+++ Given data +++
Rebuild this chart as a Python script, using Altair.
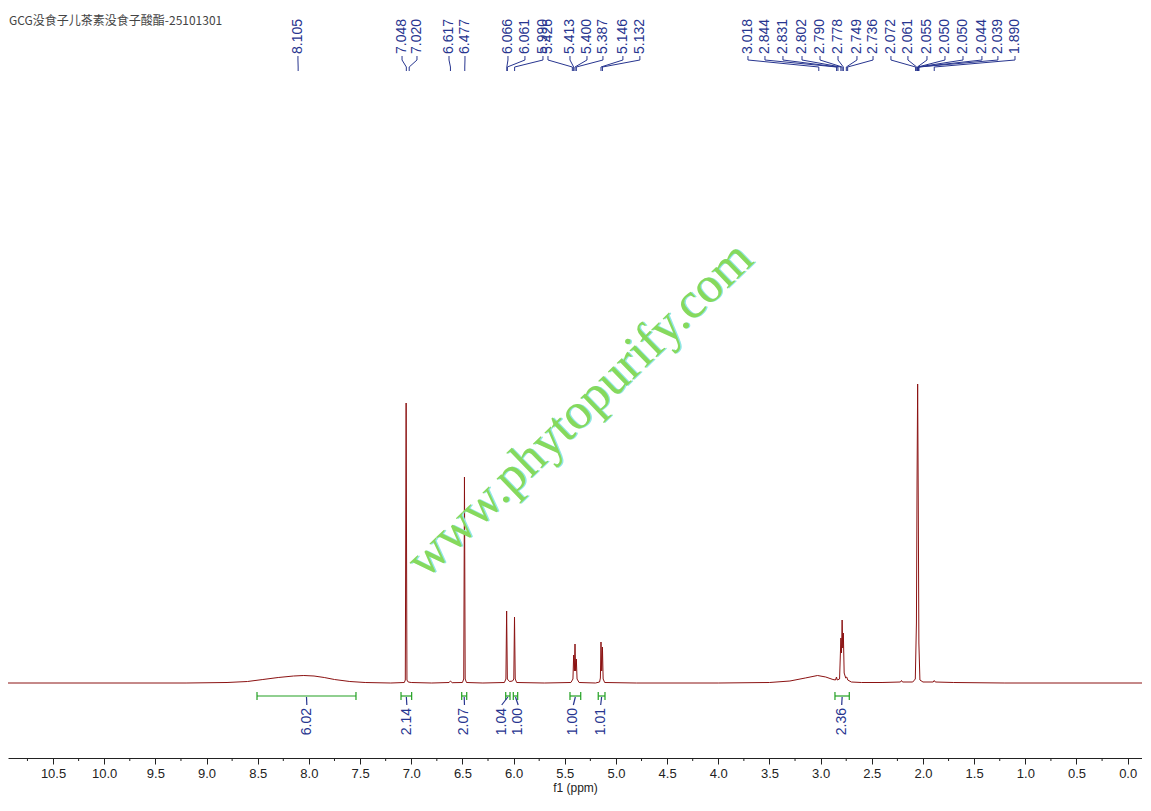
import altair as alt
import pandas as pd

title_text = "GCG没食子儿茶素没食子酸酯-25101301"

# ---- spectrum (ppm, intensity relative to baseline) ----
spec_ppm = [10.94, 9.20, 8.80, 8.60, 8.45, 8.30, 8.15, 8.05, 7.95, 7.85, 7.75, 7.60, 7.45, 7.20,
            7.068, 7.058, 7.050, 7.042, 7.030, 7.00, 6.80, 6.63, 6.617, 6.60, 6.50, 6.487, 6.480, 6.473,
            6.46, 6.30, 6.09, 6.075, 6.068, 6.061, 6.040, 6.010, 5.998, 5.991, 5.984, 5.97, 5.70,
            5.44, 5.420, 5.413, 5.406, 5.400, 5.394, 5.387, 5.380, 5.36, 5.20, 5.160, 5.152, 5.146,
            5.139, 5.132, 5.125, 5.11, 4.80, 4.00, 3.50, 3.30, 3.15, 3.03, 2.95, 2.88, 2.855, 2.845,
            2.838, 2.815, 2.802, 2.796, 2.790, 2.784, 2.778, 2.770, 2.755, 2.745, 2.735, 2.70, 2.60,
            2.40, 2.22, 2.21, 2.20, 2.10, 2.075, 2.064, 2.058, 2.052, 2.046, 2.040, 2.030, 2.00, 1.90,
            1.89, 1.88, 1.70, 1.20, -0.14]
spec_int = [0, 0, 0.5, 1.5, 3.5, 5.5, 7, 7.5, 7, 5.5, 3.5, 1.5, 0.5, 0,
            0.5, 3, 280, 3, 1, 0.5, 0, 0.5, 2, 0.3, 0.5, 4, 206, 4,
            0.5, 0, 0.5, 4, 72, 4, 1.5, 2, 4, 66, 4, 0.5, 0,
            0.5, 4, 28, 12, 39, 12, 24, 4, 0.5, 0, 1, 5, 41,
            12, 36, 4, 0.5, 0, 0, 0.5, 2, 5, 7.5, 6, 3.5, 3, 6,
            3, 4, 45, 30, 63, 35, 50, 10, 5, 6, 3, 1, 0.5,
            0.5, 1, 2.5, 1, 1, 4, 60, 200, 299, 180, 40, 3, 1, 1,
            2.5, 1, 0.5, 0, 0]

# ---- peak labels ----
peak_labels = ["8.105", "7.048", "7.020", "6.617", "6.477", "6.066", "6.061", "5.990", "5.426",
               "5.413", "5.400", "5.387", "5.146", "5.132", "3.018", "2.844", "2.831", "2.802",
               "2.790", "2.778", "2.749", "2.736", "2.072", "2.061", "2.055", "2.050", "2.050",
               "2.044", "2.039", "1.890"]
# where each label is drawn (ppm units, spread out as in the picture)
peak_label_pos = [8.107, 7.090, 6.944, 6.631, 6.475, 6.055, 5.889, 5.713, 5.664,
                  5.449, 5.283, 5.127, 4.932, 4.766, 3.710, 3.544, 3.368, 3.182,
                  3.006, 2.830, 2.645, 2.488, 2.313, 2.147, 1.961, 1.785, 1.609,
                  1.424, 1.268, 1.101]

# ---- integrals ----
int_start = [8.507, 7.100, 6.507, 6.077, 6.003, 5.449, 5.173, 2.860]
int_end = [7.540, 6.996, 6.458, 6.035, 5.960, 5.344, 5.107, 2.720]
int_values = ["6.02", "2.14", "2.07", "1.04", "1.00", "1.00", "1.01", "2.36"]
int_label_pos = [8.020, 7.043, 6.480, 6.116, 5.955, 5.416, 5.149, 2.794]

major_ticks = [i * 0.5 for i in range(22)]
minor_ticks = [0.25 + i * 0.5 for i in range(22)]

watermark = "www.phytopurify.com"

# ---------------- tables ----------------
spec_df = pd.DataFrame({"x": spec_ppm, "y": spec_int})

conn_rows = []
for i, (t, lp) in enumerate(zip(peak_labels, peak_label_pos)):
    p = float(t)
    for k, (xx, yy) in enumerate([(lp, 627), (lp, 623), (p, 616), (p, 612)]):
        conn_rows.append({"id": i, "k": k, "x": xx, "y": yy})
conn_df = pd.DataFrame(conn_rows)
lab_df = pd.DataFrame({"x": peak_label_pos, "t": peak_labels, "y": [629] * len(peak_labels)})

n = len(int_values)
int_df = pd.DataFrame({
    "s": int_start, "e": int_end,
    "c": [(a + b) / 2 for a, b in zip(int_start, int_end)],
    "lp": int_label_pos, "v": int_values,
    "yb": [-13] * n, "yc1": [-9] * n, "yc2": [-17] * n,
    "yt1": [-14] * n, "yt2": [-22] * n, "ytx": [-25] * n,
})
minor_df = pd.DataFrame({"x": minor_ticks, "y1": [-75] * len(minor_ticks), "y2": [-78] * len(minor_ticks)})
wm_df = pd.DataFrame({"x": [5.35], "y": [273], "t": [watermark]})

# ---------------- scales ----------------
xs = alt.Scale(domain=[-0.14, 10.94], reverse=True, nice=False, zero=False)
ys = alt.Scale(domain=[-75, 675], nice=False, zero=False)

BLUE = "#27358f"
GREEN = "#22a022"
RED = "#8b1212"
FONT = "Liberation Sans"

major_axis = alt.Axis(values=major_ticks, format=".1f", orient="bottom", grid=False,
                      tickSize=6, tickColor="#222", domainColor="#222", labelColor="#222",
                      labelFont=FONT, labelFontSize=13, labelPadding=3, labelFlush=False,
                      title="f1 (ppm)", titleFont=FONT, titleFontSize=12,
                      titleFontWeight="normal", titleColor="#222", titlePadding=2)


def X(field):
    return alt.X(field, type="quantitative", scale=xs, axis=major_axis)


def Y(field):
    return alt.Y(field, type="quantitative", scale=ys, axis=None)


spectrum = alt.Chart(spec_df).mark_line(color=RED, strokeWidth=1, interpolate="linear").encode(
    x=X("x"), y=Y("y"))

minor = alt.Chart(minor_df).mark_rule(color="#222", strokeWidth=1).encode(
    x=X("x"), y=Y("y1"), y2="y2")

connectors = alt.Chart(conn_df).mark_line(color=BLUE, strokeWidth=1).encode(
    x=X("x"), y=Y("y"), detail="id:N", order="k:Q")

labels = alt.Chart(lab_df).mark_text(angle=270, align="left", baseline="middle",
                                     font=FONT, fontSize=14, color=BLUE).encode(
    x=X("x"), y=Y("y"), text="t:N")

int_bar = alt.Chart(int_df).mark_rule(color=GREEN, strokeWidth=1.2).encode(
    x=X("s"), x2="e", y=Y("yb"))
cap_s = alt.Chart(int_df).mark_rule(color=GREEN, strokeWidth=1.2).encode(
    x=X("s"), y=Y("yc1"), y2="yc2")
cap_e = alt.Chart(int_df).mark_rule(color=GREEN, strokeWidth=1.2).encode(
    x=X("e"), y=Y("yc1"), y2="yc2")
int_tick = alt.Chart(int_df).mark_rule(color=BLUE, strokeWidth=1.2).encode(
    x=X("c"), x2="lp", y=Y("yt1"), y2="yt2")
int_text = alt.Chart(int_df).mark_text(angle=270, align="right", baseline="middle",
                                       font=FONT, fontSize=14, color=BLUE).encode(
    x=X("lp"), y=Y("ytx"), text="v:N")

wm_shadow = alt.Chart(wm_df).mark_text(angle=316, font="Liberation Serif", fontSize=51,
                                       color="#8fe6e6", dx=1, dy=1).encode(
    x=X("x"), y=Y("y"), text="t:N")
wm = alt.Chart(wm_df).mark_text(angle=316, font="Liberation Serif", fontSize=51,
                                color="#86d95c").encode(
    x=X("x"), y=Y("y"), text="t:N")

chart = alt.layer(
    spectrum, minor, wm_shadow, wm, connectors, labels,
    int_bar, cap_s, cap_e, int_tick, int_text,
).properties(
    width=1134, height=750,
    autosize=alt.AutoSizeParams(type="none"),
    padding={"left": 0, "top": 0, "right": 0, "bottom": 45},
    title=alt.TitleParams(title_text, anchor="start", orient="top", fontSize=12,
                          font="Noto Sans CJK SC", fontWeight="normal", color="#444",
                          offset=-20, dx=3),
).configure_view(stroke=None)

chart.save("out.html", embed_options={"renderer": "svg", "actions": False})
+++
(Set task)
Write out an exact copy of the listing, first line through the line containing "1.424, 1.268, 1.101]", with the pictures left out.

(Task answer)
Rebuild this chart as a Python script, using Altair.
import altair as alt
import pandas as pd

title_text = "GCG没食子儿茶素没食子酸酯-25101301"

# ---- spectrum (ppm, intensity relative to baseline) ----
spec_ppm = [10.94, 9.20, 8.80, 8.60, 8.45, 8.30, 8.15, 8.05, 7.95, 7.85, 7.75, 7.60, 7.45, 7.20,
            7.068, 7.058, 7.050, 7.042, 7.030, 7.00, 6.80, 6.63, 6.617, 6.60, 6.50, 6.487, 6.480, 6.473,
            6.46, 6.30, 6.09, 6.075, 6.068, 6.061, 6.040, 6.010, 5.998, 5.991, 5.984, 5.97, 5.70,
            5.44, 5.420, 5.413, 5.406, 5.400, 5.394, 5.387, 5.380, 5.36, 5.20, 5.160, 5.152, 5.146,
            5.139, 5.132, 5.125, 5.11, 4.80, 4.00, 3.50, 3.30, 3.15, 3.03, 2.95, 2.88, 2.855, 2.845,
            2.838, 2.815, 2.802, 2.796, 2.790, 2.784, 2.778, 2.770, 2.755, 2.745, 2.735, 2.70, 2.60,
            2.40, 2.22, 2.21, 2.20, 2.10, 2.075, 2.064, 2.058, 2.052, 2.046, 2.040, 2.030, 2.00, 1.90,
            1.89, 1.88, 1.70, 1.20, -0.14]
spec_int = [0, 0, 0.5, 1.5, 3.5, 5.5, 7, 7.5, 7, 5.5, 3.5, 1.5, 0.5, 0,
            0.5, 3, 280, 3, 1, 0.5, 0, 0.5, 2, 0.3, 0.5, 4, 206, 4,
            0.5, 0, 0.5, 4, 72, 4, 1.5, 2, 4, 66, 4, 0.5, 0,
            0.5, 4, 28, 12, 39, 12, 24, 4, 0.5, 0, 1, 5, 41,
            12, 36, 4, 0.5, 0, 0, 0.5, 2, 5, 7.5, 6, 3.5, 3, 6,
            3, 4, 45, 30, 63, 35, 50, 10, 5, 6, 3, 1, 0.5,
            0.5, 1, 2.5, 1, 1, 4, 60, 200, 299, 180, 40, 3, 1, 1,
            2.5, 1, 0.5, 0, 0]

# ---- peak labels ----
peak_labels = ["8.105", "7.048", "7.020", "6.617", "6.477", "6.066", "6.061", "5.990", "5.426",
               "5.413", "5.400", "5.387", "5.146", "5.132", "3.018", "2.844", "2.831", "2.802",
               "2.790", "2.778", "2.749", "2.736", "2.072", "2.061", "2.055", "2.050", "2.050",
               "2.044", "2.039", "1.890"]
# where each label is drawn (ppm units, spread out as in the picture)
peak_label_pos = [8.107, 7.090, 6.944, 6.631, 6.475, 6.055, 5.889, 5.713, 5.664,
                  5.449, 5.283, 5.127, 4.932, 4.766, 3.710, 3.544, 3.368, 3.182,
                  3.006, 2.830, 2.645, 2.488, 2.313, 2.147, 1.961, 1.785, 1.609,
                  1.424, 1.268, 1.101]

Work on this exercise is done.